In an email last month to local management, the funds insisted that Mr Quinn actively condemn the campaign of intimidation that has been under way in Cavan and Fermanagh.

Quinn statement

In a statement last night, Mr Quinn said he and his family “have always condemned and will continue to condemn all negative activity in the local area”.

In Derrylin, Co Fermanagh, one employee at Quinn Industrial Holdings spoke of workers being "up in arms" over the ongoing situation: "There will be jobs lost over this, that's the truth," he said.

A series of attacks and vandalism on factories, homes and wind turbines has prompted cross-Border investigations by the Garda Síochána and the Police Service of Northern Ireland.

As the hostility continues, a rift between Mr Quinn and the senior management team, including Mr McCaffrey, is growing.

The email from the US hedge funds to Mr McCaffrey and colleagues called on Mr Quinn to “rectify” his relationship with local management and “take an active approach, demonstrable over time” against “increasingly negative activity” if he was “to become bankable in the finance community again”.

In the statement, Mr Quinn's family said: "Seán has a good working relationship with the US Investor Group and all discussions between those parties are private and confidential.

"Seán has no comment to make on the management team, save to say that he has drawn the US Investor Group's attention to matters that he believes need to be addressed to protect the Quinn Group and the jobs that it provides to the local community."
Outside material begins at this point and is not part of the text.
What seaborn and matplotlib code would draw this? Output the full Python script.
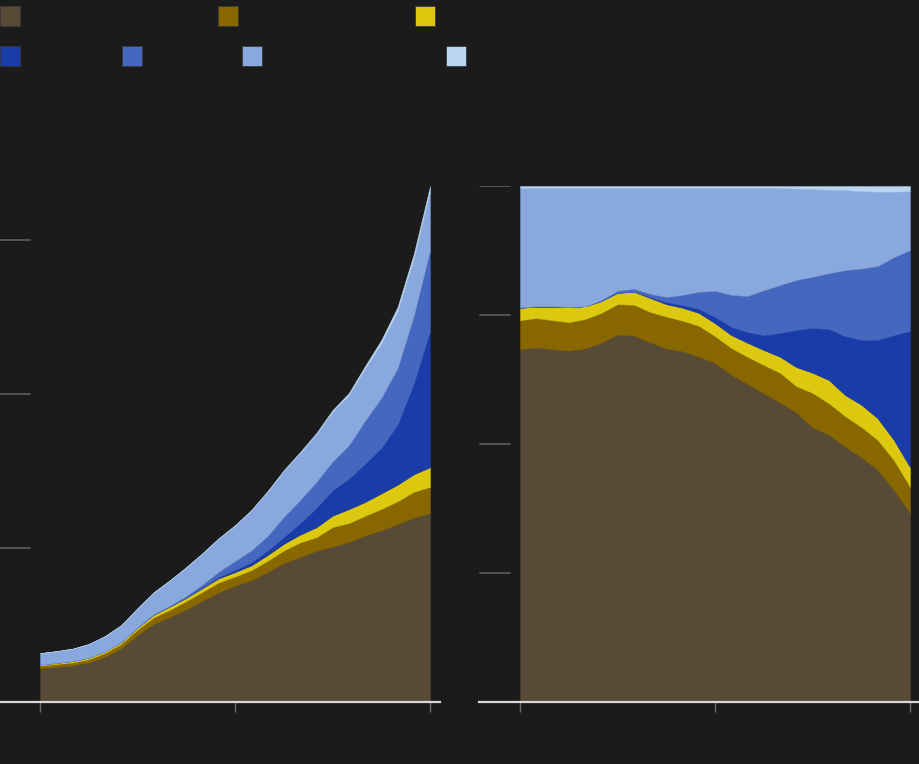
import numpy as np
import matplotlib
matplotlib.use("Agg")
import matplotlib.pyplot as plt
from matplotlib.patches import Rectangle
import seaborn as sns

# ---------------- data ----------------
years = list(range(2000, 2025))
xtick_years = [2000, 2012, 2024]

# total (left panel, arbitrary units; gridlines at 100, 200, 300)
total = [31.8, 33.1, 34.7, 37.7, 42.9, 50.0, 61.0, 71.4, 79.2, 87.7, 96.8, 106.5,
         114.9, 124.7, 137.0, 150.6, 162.3, 174.7, 189.6, 200.6, 218.2, 235.1,
         256.5, 291.0, 335.0]

# shares in percent (right panel), bottom to top
share_brown = [68.4, 68.7, 68.4, 68.1, 68.5, 69.6, 71.2, 71.0, 69.7, 68.5, 68.0, 66.9,
               65.7, 63.4, 61.6, 59.8, 58.0, 56.1, 53.2, 51.8, 49.5, 47.4, 45.0, 41.1, 36.6]
share_gold = [5.6, 5.7, 5.6, 5.5, 5.7, 5.8, 5.9, 6.0, 5.9, 6.2, 5.9, 6.0,
              5.2, 5.2, 5.3, 5.5, 5.8, 5.1, 6.7, 6.1, 5.9, 5.9, 5.8, 5.8, 5.1]
share_yellow = [2.4, 2.2, 2.6, 2.9, 2.5, 2.3, 2.2, 2.5, 2.7, 2.4, 2.5, 2.5,
                2.5, 2.5, 2.7, 2.9, 3.1, 3.7, 3.9, 4.5, 4.1, 4.3, 4.2, 3.9, 3.8]
share_darkblue = [0.0, 0.0, 0.0, 0.0, 0.0, 0.0, 0.0, 0.0, 0.2, 0.4, 0.5, 0.8,
                  1.2, 1.6, 2.1, 2.9, 4.6, 7.2, 8.7, 9.9, 11.4, 12.6, 15.2, 20.3, 26.4]
share_midblue = [0.1, 0.1, 0.1, 0.1, 0.0, 0.2, 0.4, 0.6, 0.6, 1.0, 2.0, 3.3,
                 5.1, 6.2, 7.0, 8.7, 9.3, 9.7, 9.9, 10.8, 12.8, 13.8, 14.3, 15.1, 15.7]
share_lightblue = [23.1, 22.9, 22.9, 23.0, 22.9, 21.7, 19.9, 19.5, 20.5, 21.1, 20.7, 20.1,
                   19.9, 20.7, 20.9, 19.8, 18.8, 17.7, 17.0, 16.2, 15.5, 15.0, 14.4, 12.7, 11.4]
share_paleblue = [0.4, 0.4, 0.4, 0.4, 0.4, 0.4, 0.4, 0.4, 0.4, 0.4, 0.4, 0.4,
                  0.4, 0.4, 0.4, 0.4, 0.4, 0.5, 0.6, 0.7, 0.8, 1.0, 1.1, 1.1, 1.0]

left_yticks = [100, 200, 300]
right_yticks = [25, 50, 75, 100]

# ---------------- style ----------------
BG = "#1b1b1b"
colors = ["#574a37", "#886600", "#dcc80f", "#1a3ca8", "#4667c0", "#88a8de", "#b9d5f2"]

sns.set_theme(style="dark")
plt.rcParams["font.family"] = ["DejaVu Sans"]
plt.rcParams["figure.facecolor"] = BG
plt.rcParams["axes.facecolor"] = BG

shares = np.array([share_brown, share_gold, share_yellow, share_darkblue,
                   share_midblue, share_lightblue, share_paleblue], dtype=float)
shares_norm = shares / shares.sum(axis=0) * 100.0
tot = np.array(total)
absolute = shares_norm / 100.0 * tot
x = np.array(years)

W, H = 920, 764
fig = plt.figure(figsize=(W / 100, H / 100), dpi=100)

ppu = 16.25  # pixels per year
axL = fig.add_axes([0 / W, (H - 702) / H, 440 / W, 516 / H])
axR = fig.add_axes([479 / W, (H - 702) / H, 441 / W, 516 / H])

for ax, data, ylim, yt, offset_px, right_edge in [
    (axL, absolute, 516 / 1.54, left_yticks, 40, 440),
    (axR, shares_norm, 100.0, right_yticks, 41, 441),
]:
    ax.set_facecolor(BG)
    polys = ax.stackplot(x, data, colors=colors, linewidth=0)
    for p, c in zip(polys, colors):
        p.set_edgecolor(c)
        p.set_linewidth(0.3)
    ax.set_xlim(x[0] - offset_px / ppu, x[-1] + (right_edge - offset_px - 390) / ppu)
    ax.set_ylim(0, ylim)
    ax.set_yticks([])
    ax.set_xticks(xtick_years)
    ax.set_xticklabels([])
    ax.tick_params(axis="x", direction="out", length=7, width=1.0, color="#6a6a6a",
                   bottom=True, pad=2)
    ax.grid(False)
    for s in ["top", "left", "right"]:
        ax.spines[s].set_visible(False)
    ax.spines["bottom"].set_color("#d8d8d8")
    ax.spines["bottom"].set_linewidth(1.6)
    ax.spines["bottom"].set_zorder(5)

for v in left_yticks:
    axL.axhline(v, xmin=0, xmax=30 / 440, color="#5a5a5a", lw=1.3)
for v in right_yticks:
    axR.axhline(v, xmin=1 / 441, xmax=31 / 441, color="#5a5a5a", lw=1.3)

# legend swatches (labels not visible in the reference)
swatches = [(0, 6), (218, 6), (415, 6), (0, 46), (122, 46), (242, 46), (446, 46)]
for (px, py), c in zip(swatches, colors):
    fig.add_artist(Rectangle((px / W, 1 - (py + 20) / H), 20 / W, 20 / H,
                             transform=fig.transFigure, facecolor=c,
                             edgecolor="#3a3a3a", linewidth=0.6))

fig.savefig("out.png", dpi=100, facecolor=BG)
It emerged earlier this week that Mr Quinn’s wish is to regain control of the companies he once owned despite the US hedge funds making it clear in an email to management that they have “no appetite for Seán’s role expanding beyond the advisory relationship already in place”.

“If Quinn was back in charge in the morning people would be happy enough. They would like to see him back where he was before,” said a worker.

“But there are lot of people wanting the management that is there at the minute to keep going – they are doing a good job.

“We have mortgages to pay and the sooner all this carry on stops, the better.”